“Peace is like bread.  You have to make it every day,”  I’ve often said, riffing off of Ursula K. Le Guin.  Lately, I’ve been saying that peace is bread.  Or bread is peace, anyway.

Think about it.  At the most basic level, carbohydrates help our brains produce serotonin, a chemical that makes us feel calm, cheerful, and capable.  Dare I say peaceful?  Maybe it’s because of this, maybe not, but many major cultures consider “breaking bread” a central tradition.  Breaking bread together enables, and so has come to symbolize, gathering together, sharing life, having things in common.  The word “companions” literally means “those who share bread.”

It’s a bad idea to get too abstract about this.  Sharing bread — or sharing bread as part of a larger meal — isn’t an idea.  You have to do it.   We’ve all heard that families who eat together are more stable,  have better lives together.  Friends, too.

But what about opponents?  I have learned by doing over the years that inviting people into my home for a meal changes our relationship.  If I know that someone in my community is opposed to a project I’m involved in, I invite them over for dinner. We don’t even have to talk about the issue we don’t agree on.  In fact, I usually make sure that we don’t (much), in the interests of having a pleasant meal.  But here’s the thing: I can’t hate someone in quite the same way after I’ve shared a meal with them.  I still may not agree with them, but they aren’t just opponents or obstacles anymore.   They’re on their way to becoming companions.

During the recent U.S. presidential campaign, there were some who expressed outrage because Barak Obama had apparently said that he would “sit down at the table” with anyone, friend or foe.  My immediate reaction was, “I hope he does!”   Of course, I know that the “table” they were referring to is the table of negotiation, the table where people sit opposite one another with piles of paper and positions stacked squarely in front of them.  But what if it were a dinner table?  Not a state dinner for hundreds of guests in formal attire, but a dinner for six or so, where bread and salt are passed back and forth, and at least one person at the table has made at least some of the food being eaten?

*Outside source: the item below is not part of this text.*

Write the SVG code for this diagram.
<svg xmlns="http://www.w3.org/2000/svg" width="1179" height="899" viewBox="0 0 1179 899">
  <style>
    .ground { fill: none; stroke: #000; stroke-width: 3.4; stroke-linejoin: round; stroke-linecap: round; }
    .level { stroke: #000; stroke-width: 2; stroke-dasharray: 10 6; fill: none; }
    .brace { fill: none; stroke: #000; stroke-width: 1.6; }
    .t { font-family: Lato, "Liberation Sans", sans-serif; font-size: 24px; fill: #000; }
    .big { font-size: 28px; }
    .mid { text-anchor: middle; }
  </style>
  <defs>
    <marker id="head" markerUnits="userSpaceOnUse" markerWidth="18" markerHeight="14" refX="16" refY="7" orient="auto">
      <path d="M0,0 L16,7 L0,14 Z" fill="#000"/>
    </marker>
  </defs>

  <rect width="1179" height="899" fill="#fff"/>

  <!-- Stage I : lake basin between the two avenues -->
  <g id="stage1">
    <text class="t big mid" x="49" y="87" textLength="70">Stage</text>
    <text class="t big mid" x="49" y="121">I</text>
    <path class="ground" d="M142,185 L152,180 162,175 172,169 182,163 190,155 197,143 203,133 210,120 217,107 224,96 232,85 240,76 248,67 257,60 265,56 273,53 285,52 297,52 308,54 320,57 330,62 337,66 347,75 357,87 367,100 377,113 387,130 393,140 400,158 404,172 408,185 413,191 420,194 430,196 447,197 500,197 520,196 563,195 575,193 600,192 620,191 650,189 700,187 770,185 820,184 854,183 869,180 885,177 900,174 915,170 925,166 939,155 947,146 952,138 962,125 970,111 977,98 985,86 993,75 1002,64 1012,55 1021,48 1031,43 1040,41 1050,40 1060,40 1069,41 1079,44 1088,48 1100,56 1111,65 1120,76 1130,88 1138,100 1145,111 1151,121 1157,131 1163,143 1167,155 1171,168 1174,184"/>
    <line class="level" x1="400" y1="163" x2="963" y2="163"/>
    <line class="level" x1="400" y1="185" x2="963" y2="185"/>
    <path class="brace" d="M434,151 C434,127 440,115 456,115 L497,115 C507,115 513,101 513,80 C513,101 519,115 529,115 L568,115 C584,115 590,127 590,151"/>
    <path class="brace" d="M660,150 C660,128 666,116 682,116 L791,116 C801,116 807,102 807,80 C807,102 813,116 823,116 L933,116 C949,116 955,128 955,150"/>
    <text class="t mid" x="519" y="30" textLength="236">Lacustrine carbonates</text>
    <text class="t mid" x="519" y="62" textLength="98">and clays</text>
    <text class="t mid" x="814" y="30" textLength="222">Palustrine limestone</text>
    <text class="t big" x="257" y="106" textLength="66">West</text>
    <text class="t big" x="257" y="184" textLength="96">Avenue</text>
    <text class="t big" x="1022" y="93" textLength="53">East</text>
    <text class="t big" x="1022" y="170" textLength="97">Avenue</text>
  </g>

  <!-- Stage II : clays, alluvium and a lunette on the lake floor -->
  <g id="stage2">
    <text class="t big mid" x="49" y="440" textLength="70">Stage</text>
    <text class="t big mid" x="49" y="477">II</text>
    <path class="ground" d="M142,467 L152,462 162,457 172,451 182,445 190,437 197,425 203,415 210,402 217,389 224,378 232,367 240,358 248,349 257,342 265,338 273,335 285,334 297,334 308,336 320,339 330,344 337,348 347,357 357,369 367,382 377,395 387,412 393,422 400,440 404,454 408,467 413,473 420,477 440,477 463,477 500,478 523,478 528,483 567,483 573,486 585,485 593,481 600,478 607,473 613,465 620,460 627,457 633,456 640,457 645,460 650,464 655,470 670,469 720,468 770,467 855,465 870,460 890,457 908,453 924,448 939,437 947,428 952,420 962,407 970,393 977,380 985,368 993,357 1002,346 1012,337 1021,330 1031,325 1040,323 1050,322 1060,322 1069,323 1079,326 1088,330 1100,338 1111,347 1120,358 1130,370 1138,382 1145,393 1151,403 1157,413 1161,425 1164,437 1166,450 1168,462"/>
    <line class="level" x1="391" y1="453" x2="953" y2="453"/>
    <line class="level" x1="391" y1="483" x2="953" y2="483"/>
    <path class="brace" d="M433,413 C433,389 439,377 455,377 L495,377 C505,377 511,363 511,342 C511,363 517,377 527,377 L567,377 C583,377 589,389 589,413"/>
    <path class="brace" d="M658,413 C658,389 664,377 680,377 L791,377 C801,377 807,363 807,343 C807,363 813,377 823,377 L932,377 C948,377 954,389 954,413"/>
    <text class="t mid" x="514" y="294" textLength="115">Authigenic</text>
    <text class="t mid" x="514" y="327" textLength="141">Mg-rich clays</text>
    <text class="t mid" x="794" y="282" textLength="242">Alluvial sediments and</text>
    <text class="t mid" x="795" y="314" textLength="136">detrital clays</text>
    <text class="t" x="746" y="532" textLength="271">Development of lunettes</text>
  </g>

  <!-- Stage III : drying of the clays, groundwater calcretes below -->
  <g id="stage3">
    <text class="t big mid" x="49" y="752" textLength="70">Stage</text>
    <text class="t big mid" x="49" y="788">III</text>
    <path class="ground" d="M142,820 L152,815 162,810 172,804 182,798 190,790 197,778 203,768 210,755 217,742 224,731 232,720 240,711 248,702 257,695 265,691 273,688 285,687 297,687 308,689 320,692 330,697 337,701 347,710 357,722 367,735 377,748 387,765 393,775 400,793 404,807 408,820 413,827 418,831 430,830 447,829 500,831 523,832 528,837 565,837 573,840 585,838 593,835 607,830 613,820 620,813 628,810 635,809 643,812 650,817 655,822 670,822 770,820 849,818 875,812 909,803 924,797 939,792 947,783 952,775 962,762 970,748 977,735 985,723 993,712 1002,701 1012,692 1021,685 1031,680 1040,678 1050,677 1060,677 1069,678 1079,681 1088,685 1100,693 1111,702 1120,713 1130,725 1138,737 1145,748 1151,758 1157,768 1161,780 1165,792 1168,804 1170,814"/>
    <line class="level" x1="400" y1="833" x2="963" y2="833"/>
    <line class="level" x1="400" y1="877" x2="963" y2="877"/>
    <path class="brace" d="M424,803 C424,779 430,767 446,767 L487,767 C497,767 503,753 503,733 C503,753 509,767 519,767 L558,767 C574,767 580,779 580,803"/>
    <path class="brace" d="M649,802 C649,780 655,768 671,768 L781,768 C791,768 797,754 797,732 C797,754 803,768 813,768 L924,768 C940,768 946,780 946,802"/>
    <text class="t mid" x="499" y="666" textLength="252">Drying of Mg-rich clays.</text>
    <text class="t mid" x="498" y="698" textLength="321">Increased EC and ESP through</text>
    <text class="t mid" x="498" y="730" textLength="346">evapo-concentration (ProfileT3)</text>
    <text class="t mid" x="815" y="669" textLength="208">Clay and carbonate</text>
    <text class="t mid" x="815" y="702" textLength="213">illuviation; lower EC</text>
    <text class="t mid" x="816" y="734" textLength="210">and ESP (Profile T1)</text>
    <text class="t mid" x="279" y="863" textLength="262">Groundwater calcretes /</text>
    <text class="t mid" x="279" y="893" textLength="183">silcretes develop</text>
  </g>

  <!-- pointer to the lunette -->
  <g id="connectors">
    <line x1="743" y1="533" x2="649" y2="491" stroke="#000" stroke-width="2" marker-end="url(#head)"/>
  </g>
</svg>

Would the hosts and guests of such a meal be forced to agree with one another on policy afterward?  Of course not!  But it’s possible that they wouldn’t be able to think about one another in quite the same way as before.

Of course, I also know that this is a fairy tale of a sort.  World leaders don’t do this sort of thing.  But they could.  More importantly, though, we can.  We can.  So let us.